··· DATA EXCERPT

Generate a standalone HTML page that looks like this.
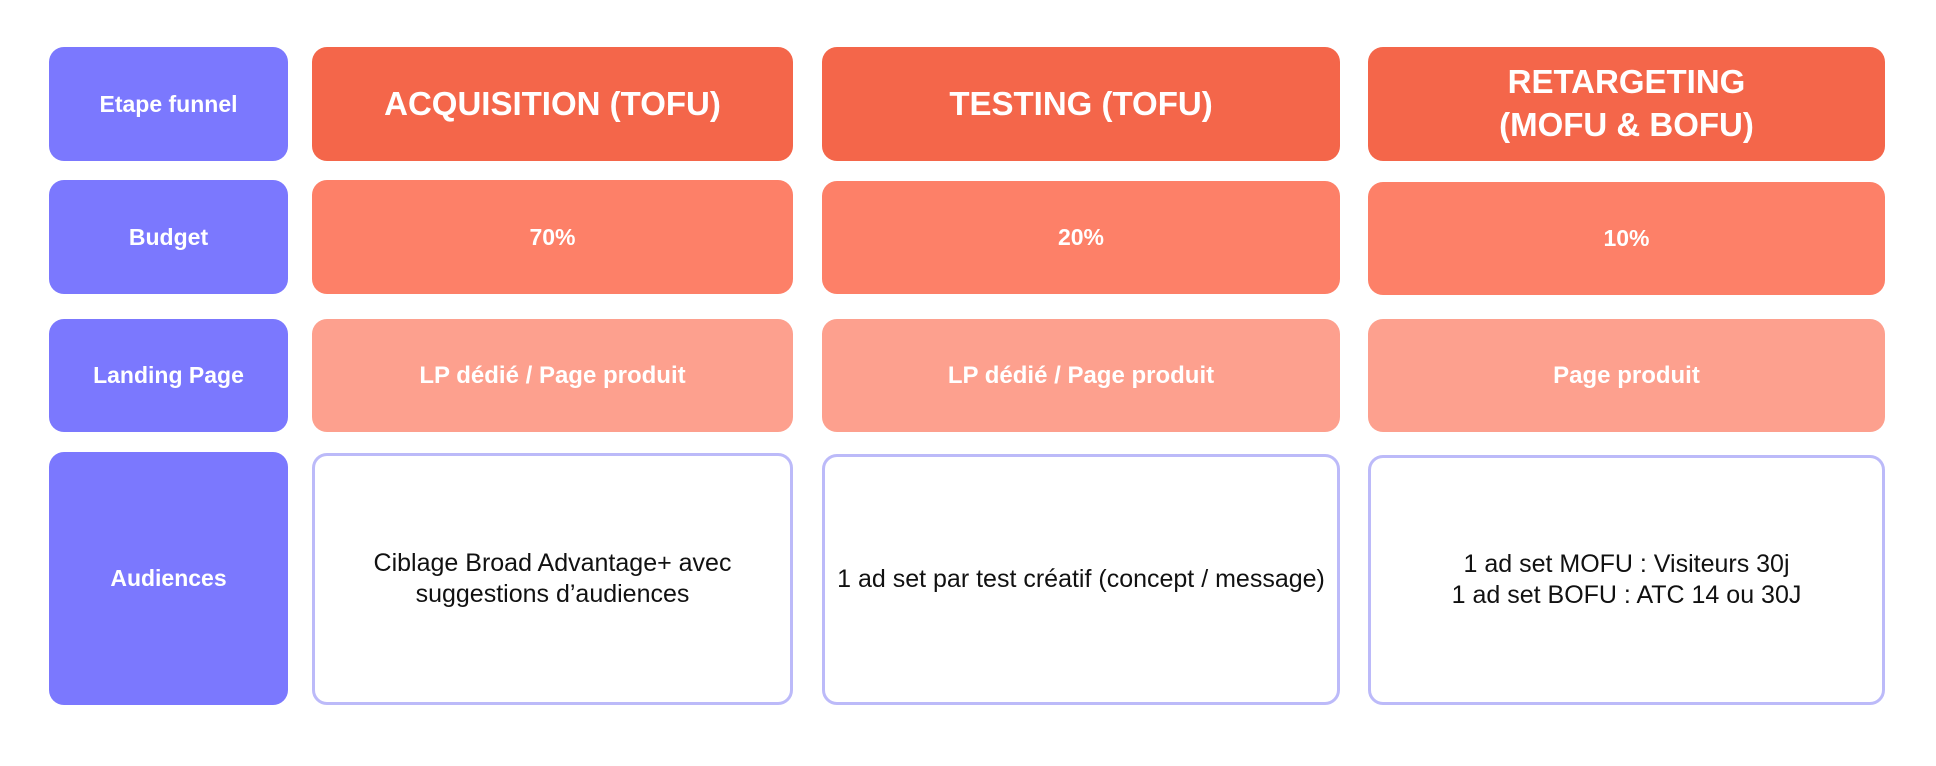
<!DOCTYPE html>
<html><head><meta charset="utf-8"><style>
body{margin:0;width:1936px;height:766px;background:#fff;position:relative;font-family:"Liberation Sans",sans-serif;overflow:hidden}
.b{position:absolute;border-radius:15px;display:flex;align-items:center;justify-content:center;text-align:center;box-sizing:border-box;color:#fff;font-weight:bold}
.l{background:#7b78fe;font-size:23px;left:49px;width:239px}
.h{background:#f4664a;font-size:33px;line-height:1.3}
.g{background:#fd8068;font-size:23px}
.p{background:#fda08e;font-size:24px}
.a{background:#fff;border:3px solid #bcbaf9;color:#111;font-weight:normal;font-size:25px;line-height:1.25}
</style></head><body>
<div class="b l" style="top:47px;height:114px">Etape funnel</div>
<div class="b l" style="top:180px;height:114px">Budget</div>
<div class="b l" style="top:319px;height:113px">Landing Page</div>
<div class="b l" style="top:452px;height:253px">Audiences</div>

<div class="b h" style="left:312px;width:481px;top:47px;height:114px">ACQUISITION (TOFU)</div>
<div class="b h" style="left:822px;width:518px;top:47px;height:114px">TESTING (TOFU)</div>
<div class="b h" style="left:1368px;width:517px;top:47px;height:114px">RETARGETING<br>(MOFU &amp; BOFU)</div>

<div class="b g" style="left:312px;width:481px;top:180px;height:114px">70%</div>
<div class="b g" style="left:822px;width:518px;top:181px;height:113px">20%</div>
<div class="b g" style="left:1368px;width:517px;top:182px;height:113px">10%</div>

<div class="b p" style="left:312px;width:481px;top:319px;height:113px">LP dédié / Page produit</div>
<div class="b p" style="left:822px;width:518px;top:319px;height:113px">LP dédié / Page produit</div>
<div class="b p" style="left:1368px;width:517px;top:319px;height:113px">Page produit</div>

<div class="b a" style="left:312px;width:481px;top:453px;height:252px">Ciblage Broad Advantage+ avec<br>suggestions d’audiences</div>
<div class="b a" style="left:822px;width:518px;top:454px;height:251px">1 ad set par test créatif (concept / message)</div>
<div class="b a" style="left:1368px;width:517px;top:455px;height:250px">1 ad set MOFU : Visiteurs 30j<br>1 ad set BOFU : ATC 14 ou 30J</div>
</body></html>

······

GIVEN TASK: Return to the listing above and set it down exactly, leaving out its pictures.

EXPECTED ANSWER:
Generate a standalone HTML page that looks like this.
<!DOCTYPE html>
<html><head><meta charset="utf-8"><style>
body{margin:0;width:1936px;height:766px;background:#fff;position:relative;font-family:"Liberation Sans",sans-serif;overflow:hidden}
.b{position:absolute;border-radius:15px;display:flex;align-items:center;justify-content:center;text-align:center;box-sizing:border-box;color:#fff;font-weight:bold}
.l{background:#7b78fe;font-size:23px;left:49px;width:239px}
.h{background:#f4664a;font-size:33px;line-height:1.3}
.g{background:#fd8068;font-size:23px}
.p{background:#fda08e;font-size:24px}
.a{background:#fff;border:3px solid #bcbaf9;color:#111;font-weight:normal;font-size:25px;line-height:1.25}
</style></head><body>
<div class="b l" style="top:47px;height:114px">Etape funnel</div>
<div class="b l" style="top:180px;height:114px">Budget</div>
<div class="b l" style="top:319px;height:113px">Landing Page</div>
<div class="b l" style="top:452px;height:253px">Audiences</div>

<div class="b h" style="left:312px;width:481px;top:47px;height:114px">ACQUISITION (TOFU)</div>
<div class="b h" style="left:822px;width:518px;top:47px;height:114px">TESTING (TOFU)</div>
<div class="b h" style="left:1368px;width:517px;top:47px;height:114px">RETARGETING<br>(MOFU &amp; BOFU)</div>

<div class="b g" style="left:312px;width:481px;top:180px;height:114px">70%</div>
<div class="b g" style="left:822px;width:518px;top:181px;height:113px">20%</div>
<div class="b g" style="left:1368px;width:517px;top:182px;height:113px">10%</div>

<div class="b p" style="left:312px;width:481px;top:319px;height:113px">LP dédié / Page produit</div>
<div class="b p" style="left:822px;width:518px;top:319px;height:113px">LP dédié / Page produit</div>
<div class="b p" style="left:1368px;width:517px;top:319px;height:113px">Page produit</div>

<div class="b a" style="left:312px;width:481px;top:453px;height:252px">Ciblage Broad Advantage+ avec<br>suggestions d’audiences</div>
<div class="b a" style="left:822px;width:518px;top:454px;height:251px">1 ad set par test créatif (concept / message)</div>
<div class="b a" style="left:1368px;width:517px;top:455px;height:250px">1 ad set MOFU : Visiteurs 30j<br>1 ad set BOFU : ATC 14 ou 30J</div>
</body></html>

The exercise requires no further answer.